010: Sinking City 111 / Hampton Park Terrace
Half-way Thursday!!! With eight neighborhoods in the bag, and seven to go, we found ourselves running Charleston’s highland island, a neighborhood anchored by its namesake green space. We turned seven street miles into ten as we orbited the 64-acre urban oasis that is Hampton Park, all the while knowing this was likely the last mild weather until autumn comes a calling. Long, heavy days ahead, life as metaphor here in the south.

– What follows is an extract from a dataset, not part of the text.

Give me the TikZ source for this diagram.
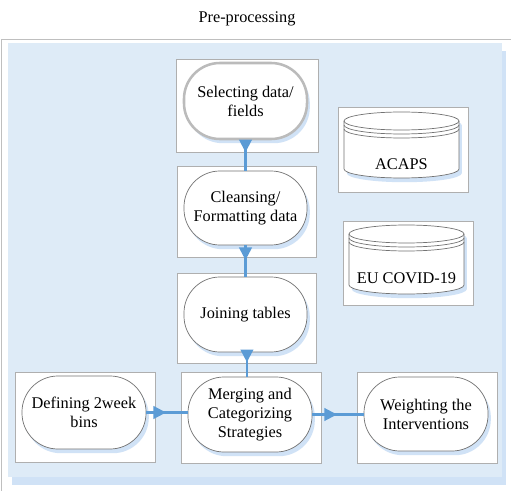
\documentclass[tikz,border=0pt]{standalone}
\usepackage{fontspec}
\setmainfont{Liberation Serif}
\usetikzlibrary{positioning,arrows.meta,shadows,decorations.markings}
\definecolor{ppBlue}{RGB}{91,155,213}
\definecolor{ppPanel}{RGB}{222,235,247}
\definecolor{ppShade}{RGB}{208,226,246}
\definecolor{ppFrame}{RGB}{175,175,175}
\definecolor{ppEdge}{RGB}{115,115,115}

\begin{document}
\begin{tikzpicture}[x=0.025cm, y=-0.025cm,
  txt/.style={font=\rmfamily\fontsize{11.6}{13.6}\selectfont, align=center},
  frame/.style={draw=ppFrame, fill=white, line width=0.5pt, inner sep=0pt,
                minimum width=3.5cm, minimum height=2.275cm},
  shade/.style={drop shadow={shadow xshift=2pt, shadow yshift=-3pt,
                fill=ppShade, opacity=1}},
  stadium/.style={txt, draw=ppEdge, fill=white, line width=0.5pt, shade,
                  rounded corners=0.9cm, inner sep=0pt,
                  minimum width=3.075cm, minimum height=1.875cm},
  drum/.style={draw=ppEdge, fill=white, line width=0.5pt},
  arr/.style={ppBlue, line width=1.5pt},
  tipat/.style={postaction={decorate, decoration={markings,
                mark=at position #1 with {\arrow{Triangle[length=9pt,width=9pt]}}}}}
]
\useasboundingbox (0,0) rectangle (511,491);
% outer frame and panel
\draw[ppFrame!80, line width=0.6pt] (511,39.5) -- (1.5,39.5) -- (1.5,491);
\fill[ppPanel, drop shadow={shadow xshift=3pt, shadow yshift=-6pt,
      fill=ppShade, opacity=1}] (8,43) rectangle (502,477);
\node[txt] (title) at (247,19) {Pre-processing};

% white frames
\node[frame, minimum width=3.55cm, minimum height=2.325cm] (SelF) at (247,105.5) {};
\node[frame, minimum width=3.475cm] (CleF) at (246.5,211.5) {};
\node[frame, minimum width=3.475cm, minimum height=2.25cm] (JoiF) at (246.5,318) {};
\node[frame] (MerF) at (251,417.5) {};
\node[frame, minimum height=2.25cm] (DefF) at (85,417) {};
\node[frame] (WeiF) at (427,417.5) {};
\node[frame, minimum width=3.25cm, minimum height=2.125cm] (AcaF) at (403,149.5) {};
\node[frame, minimum width=3.25cm, minimum height=2.1cm] (EuF) at (408,263) {};

% process steps
\node[stadium, draw=ppFrame!85, line width=1.8pt, minimum height=1.9cm] (Sel) at (245.5,101) {Selecting data/\\fields};
\node[stadium, minimum height=1.85cm] (Cle) at (245.5,208) {Cleansing/\\Formatting data};
\node[stadium] (Joi) at (245.5,314.5) {Joining tables};
\node[stadium, minimum width=3.1cm] (Mer) at (250,414.5) {Merging and\\Categorizing\\Strategies};
\node[stadium, minimum width=3.1cm, minimum height=1.825cm] (Def) at (84,412.5) {Defining 2week\\bins};
\node[stadium, minimum width=3.1cm, minimum height=1.85cm] (Wei) at (426,414) {Weighting the\\Interventions};

% data sources
\foreach \n/\l/\r/\t/\b/\ly/\lbl in {Aca/344/459/121/169/164/ACAPS,
                                     Eu/349/464/234/285/278/EU COVID-19}{
  \pgfmathsetmacro\rx{(\r-\l)/2}
  \draw[drum, shade] (\l,\t) -- (\l,\b)
    arc[start angle=180, end angle=0, x radius=\rx, y radius=9] -- (\r,\t)
    arc[start angle=0, end angle=-180, x radius=\rx, y radius=9] -- cycle;
  \foreach \d in {0,4,8}
    \draw[drum, fill=none] (\l,\t+\d)
      arc[start angle=180, end angle=0, x radius=\rx, y radius=9];
  \node[txt] (\n) at ({(\l+\r)/2},\ly) {\lbl};
}

% connectors
\draw[arr, tipat=8.5pt] (Sel.south) -- (Cle.north);
\draw[arr, tipat=10.5pt] (Cle.south) -- (Joi.north);
\draw[arr, tipat=7pt] ([xshift=1pt]Joi.south) -- ([xshift=1pt]Joi.south |- Mer.north);
\draw[arr, tipat=14pt] (Def.east) -- (Def.east -| Mer.west);
\draw[arr, tipat=17.5pt] (Mer.east) -- (Mer.east -| Wei.west);
\end{tikzpicture}
\end{document}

The park proper is a lovely piece of landscape architecture that’s hosted everything from orange groves to horse racing to a turn of the century trade expo that drew nearly 700,000 visitors in 1901, including the Bull Moose himself - President Teddy Roosevelt. Our outing included a full tour of one of the south’s oldest military academies - The Citadel - as well as several distinct eras of residential architecture. Turns out we would have found the one area of fill even without Lisa’s dynamite mapping. The spot in the southeast corner of the neighborhood is heavily marked with signs warning: “At high tides & heavy rains, this area floods.” Well color us shocked. I think we are actually more surprised that this sign, or a version of it, isn’t posted generously across the peninsula. Mayhap that sign, is “the” sign of our future…
Stats: Our late afternoon outing followed what measured out as just 7 miles on our map - but we managed to turn it into 10 all the same. I imagine we will figure out this efficiency equation just as we’re finishing up the peninsula.